Are you saying some parts of the GPU are running in the gigahertz but because of how the deep the pipelines are constructed the chip outside the pipline is running in 100s of megahertz to counter say the propogation time for data to get all the way thru a 10 stage 1,000 megahertz?
I'm saying a single transistor can switch in a length of time equivalent to hundreds of Ghz. That is, 500Ghz = 1 / 2ps.
A transistor can take 2 to 3 ps to switch (333 to 500Ghz rate). However, a single pipeline stage takes a lot longer than the switching time of a single transistor, it is made up of a series of transistors and wires. The signal delay in wires between the transistors is important, and it is the total sum of switching and wire delays throughout the single pipeline stage that must sum ot a number LESS than the processor frequency or else it won't work.
I'm not sure that's true, as it determines how quickly a signal can propagate through the chip. Given infinite cooling, the time it takes for a signal to propagate through the longest pathway in the chip determines the maximum clockspeed of that chip. I claim that this is one reason why, even with extreme cooling, more modern processors clock higher than older ones.
If by "pathway" you mean a series of transistors with wire delays that make up a single pipeline stage, then yes. That determines the fastest frequency.
And the wire delays and transistor switching speeds get faster with each generation of manufacturing process. However, transistor speed gets faster at a greater rate than wire delays, and so wire delay is a larger component than in the past..
I really doubt this is true, for the simple reason that GPUs need to hide many cycles of latency to keep texture reads moving at a good clip. Also consider that the performance hit for state changes (which is, essentially, flushing the pipelines) on a GPU is huge (on the order of hundreds of cycles).
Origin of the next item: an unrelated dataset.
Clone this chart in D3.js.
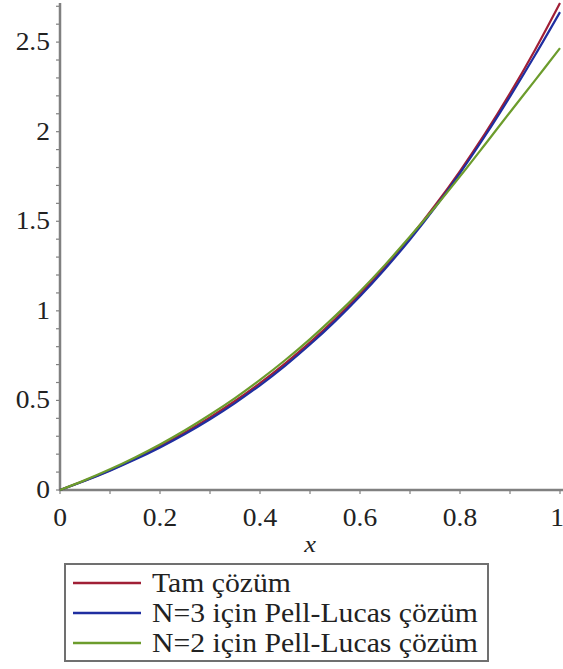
<!DOCTYPE html>
<html>
<head>
<meta charset="utf-8">
<script src="https://cdn.jsdelivr.net/npm/d3@7"></script>
<style>
  html, body { margin: 0; padding: 0; background: #fff; overflow: hidden; }
  svg { display: block; }
  .serif { font-family: "Liberation Serif", "Times New Roman", Times, "DejaVu Serif", "Noto Serif", serif; }
</style>
</head>
<body>
<svg id="chart" width="563" height="669"></svg>
<script>
// ---- data ----
const xValues = [0, 0.05, 0.1, 0.15, 0.2, 0.25, 0.3, 0.35, 0.4, 0.45, 0.5,
                 0.55, 0.6, 0.65, 0.7, 0.75, 0.8, 0.85, 0.9, 0.95, 1.0];
const exactValues = [0, 0.0526, 0.1105, 0.1743, 0.2443, 0.3210, 0.4050, 0.4967, 0.5967, 0.7057, 0.8244,
                     0.9533, 1.0933, 1.2451, 1.4096, 1.5878, 1.7804, 1.9887, 2.2136, 2.4564, 2.7183];
const n3Values = [0, 0.0515, 0.1080, 0.1698, 0.2378, 0.3126, 0.3949, 0.4854, 0.5845, 0.6932, 0.8119,
                  0.9411, 1.0815, 1.2337, 1.3985, 1.5767, 1.7692, 1.9760, 2.1960, 2.4264, 2.6672];
const n2Values = [0, 0.0551, 0.1155, 0.1818, 0.2543, 0.3335, 0.4200, 0.5132, 0.6147, 0.7242, 0.8424,
                  0.9703, 1.1083, 1.2566, 1.4146, 1.5778, 1.7504, 1.9287, 2.1086, 2.2864, 2.4663];
const seriesNames = ["Tam çözüm", "N=3 için Pell-Lucas çözüm", "N=2 için Pell-Lucas çözüm"];
const seriesColors = ["#a01f36", "#1f2ea0", "#6c9c2c"];
const xTickLabels = ["0", "0.2", "0.4", "0.6", "0.8", "1"];
const xTickValues = [0, 0.2, 0.4, 0.6, 0.8, 1];
const yTickLabels = ["0", "0.5", "1", "1.5", "2", "2.5"];
const yTickValues = [0, 0.5, 1, 1.5, 2, 2.5];
const xAxisTitle = "x";

// ---- layout ----
const svg = d3.select("#chart");
const x = d3.scaleLinear().domain([0, 1]).range([60, 560]);
const y = d3.scaleLinear().domain([0, 2.71828]).range([490, 3]);
const axisColor = "#808080";
const stretch = 1.1;

// minor ticks
const yMinor = d3.range(0, 28).map(i => i / 10).filter(v => v <= 2.72);
const xMinor = d3.range(0, 11).map(i => i / 10);

svg.append("g").selectAll("line").data(yMinor).join("line")
  .attr("x1", x(0) - 4).attr("x2", x(0))
  .attr("y1", d => y(d)).attr("y2", d => y(d))
  .attr("stroke", axisColor).attr("stroke-width", 1.2);

svg.append("g").selectAll("line").data(xMinor).join("line")
  .attr("x1", d => x(d)).attr("x2", d => x(d))
  .attr("y1", y(0)).attr("y2", y(0) + 4)
  .attr("stroke", axisColor).attr("stroke-width", 1.2);

// axis lines
svg.append("line").attr("x1", x(0)).attr("x2", x(0)).attr("y1", y(0) + 1).attr("y2", 3)
  .attr("stroke", axisColor).attr("stroke-width", 2.5);
svg.append("line").attr("x1", x(0) - 1).attr("x2", 563).attr("y1", y(0)).attr("y2", y(0))
  .attr("stroke", axisColor).attr("stroke-width", 2.5);

// tick labels
svg.append("g").selectAll("text").data(yTickValues).join("text")
  .attr("class", "serif")
  .attr("transform", d => `translate(50,${y(d) + 8}) scale(${stretch},1)`)
  .attr("text-anchor", "end")
  .attr("font-size", 25).attr("fill", "#222")
  .text((d, i) => yTickLabels[i]);

svg.append("g").selectAll("text").data(xTickValues).join("text")
  .attr("class", "serif")
  .attr("transform", d => `translate(${Math.min(x(d), 557)},526) scale(${stretch},1)`)
  .attr("text-anchor", "middle")
  .attr("font-size", 25).attr("fill", "#222")
  .text((d, i) => xTickLabels[i]);

svg.append("text")
  .attr("class", "serif")
  .attr("transform", `translate(310,552) scale(${stretch},1)`)
  .attr("text-anchor", "middle")
  .attr("font-style", "italic").attr("font-size", 24).attr("fill", "#222")
  .text(xAxisTitle);

// curves
const line = d3.line().x(d => x(d[0])).y(d => y(d[1])).curve(d3.curveCatmullRom);
const allSeries = [exactValues, n3Values, n2Values];
allSeries.forEach((vals, i) => {
  svg.append("path")
    .datum(xValues.map((xv, j) => [xv, vals[j]]))
    .attr("d", line)
    .attr("fill", "none")
    .attr("stroke", seriesColors[i])
    .attr("stroke-width", 2.2);
});

// legend
const lg = svg.append("g");
lg.append("rect").attr("x", 65).attr("y", 564).attr("width", 423).attr("height", 97)
  .attr("fill", "#fff").attr("stroke", "#707070").attr("stroke-width", 2);
seriesNames.forEach((name, i) => {
  const ly = 583 + i * 30;
  lg.append("line").attr("x1", 73).attr("x2", 141).attr("y1", ly).attr("y2", ly)
    .attr("stroke", seriesColors[i]).attr("stroke-width", 2.5);
  lg.append("text")
    .attr("class", "serif")
    .attr("transform", `translate(152,${ly + 9}) scale(${stretch},1)`)
    .attr("font-size", 27).attr("fill", "#222")
    .text(name);
});
</script>
</body>
</html>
You doubt that a single pipeline in a GPU can do a bilinear filter per clock? I never said it did the WHOLE thing -- fetching the data and writing it out. I was talknig about one of the pipeline stages in that deep pipeline you talk about. One of the stages in a GPU does work on the order of a bilinear filter per clock. This represents the granularity of pipeline stage operation in a GPU roughly. In a CPU the pipeline stage granularity is about 1 64 bit add per clock (though there are many pipeline stages and the latency is much more than one clock, the throughput of a pipeline is 1 add per clock). On a GPU the throughput is much more than that, pipeline stages are larger.
Thus, with longer pipeline stages (and many many total stages in a pipeline) GPUs are lower frequency.
If power density were the only reason, you could slap on liquid nitrogen cooling on a GPU and run it at 2Ghz.
But there are limits to clock speed that are not heat related and GPUs run into those much earlier because they are doing more per clock.
It is as simple as that.
Note that the clock in a chip is a signal that kicks off the start of processing on a pipeline stage. It does not specify how fast each transistor works in a stage... each stage is essentially an asynchronous domain that is triggered by the clock and that must finish its work and put the resulting data onto the inputs of the next stage before the next clock signal comes around.
The length of time between these signals is longer on a GPU because more work is expected to be done (more transistors and wires between pipeline start and finish) per clock than on a CPU.